Developing with a Surface Pro 2

This is a quick follow up post of my original developing with a Surface Pro 1

After thoroughly enjoying my original Surface Pro I decided to upgrade to a Surface Pro 2 (256GB) as my main machine (both for coding and non coding). The main aim of the upgrade was to get the 8G RAM as opposed to the Pro 1’s 4G limit.

 

Wow… simply, wow!

 

Given that spend virtually all my time in Visual Studio (which can certainly be a memory/CPU hog at times), it was going to be the make-or-break application for the Surface. If it ran badly, no Surface work for me. Fortunately the machine doesn’t skip a beat. Yes, it doesn’t compile my projects as quickly as an 3Ghz i7 with 32G of RAM, but I really really don’t care about that. My main project at work is a touch under 100k lines of C# ( and a bazillion lines of JS), and it cleans and rebuilds in around 26 seconds.

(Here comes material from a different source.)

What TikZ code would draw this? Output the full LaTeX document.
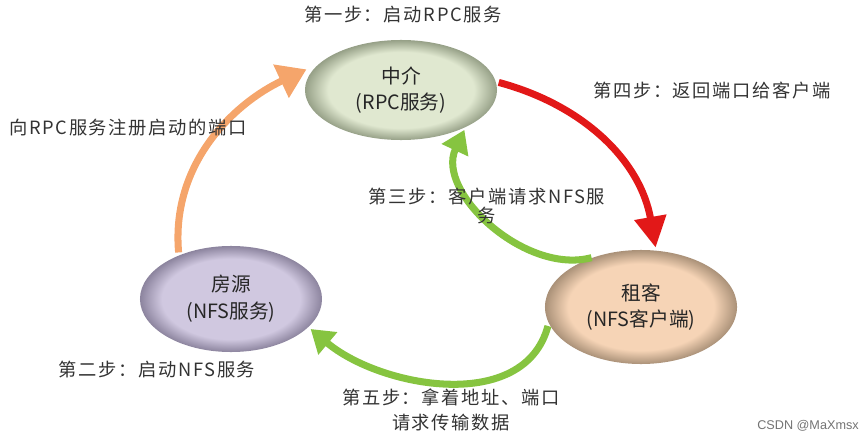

Given I don’t normally completely clean and rebuild every single time I compile (usually I just hit F6 for a “build”) my compile times are practically 8 seconds. I can definitely live with that. So that’s a tick for being able to handle day to day workloads.

 

My usual workload on the Surface Pro 2 is Windows 8.1 Pro (Update 1), Visual Studio 2013, SQL Server 2012, IIS Express, SSMS, Skype for Desktop, iTunes, Sublime Text, Evernote, many powershell/command prompts, SourceTree,  Github for Windows and anywhere between 5 and 100 Chrome tabs. Although I’d call myself “slightly OCD” when it comes to monitoring memory usage, I’m very happy with how things are running. Currently I’ve a system commit of around 5.4G with physical memory usage at 4.5G. Plenty of room for VS to expand and consume (all). The single biggest jump in SC and PM will happen once I start debugging the main project in VS, then the private bytes jump to almost 1G, but hey that’s a developers life….

I’ve had plenty of 8G and 16G RAM based machines previously (hell even a 32G at one stage) but I’m still consistently surprised by how much this “mere tablet/ultrabook” gets done. As for a general purpose development machine I can’t really fault it.

This doesn’t mean I’m intentionally careless about leaving non essential memory hogging processes running eg I’ll turn SQL Server on/off when required etc.

It’s compact, works great with USB based docking stations, speedy (enough) and handles all work loads that I throw at it.

 

but…

 

Although a fan of the kick stand at the beginning I have to start admitting that on a train (where I am currently) it’s not the most comfortable thing to use. Still, I mainly use it at a desk so it’s not a big problem.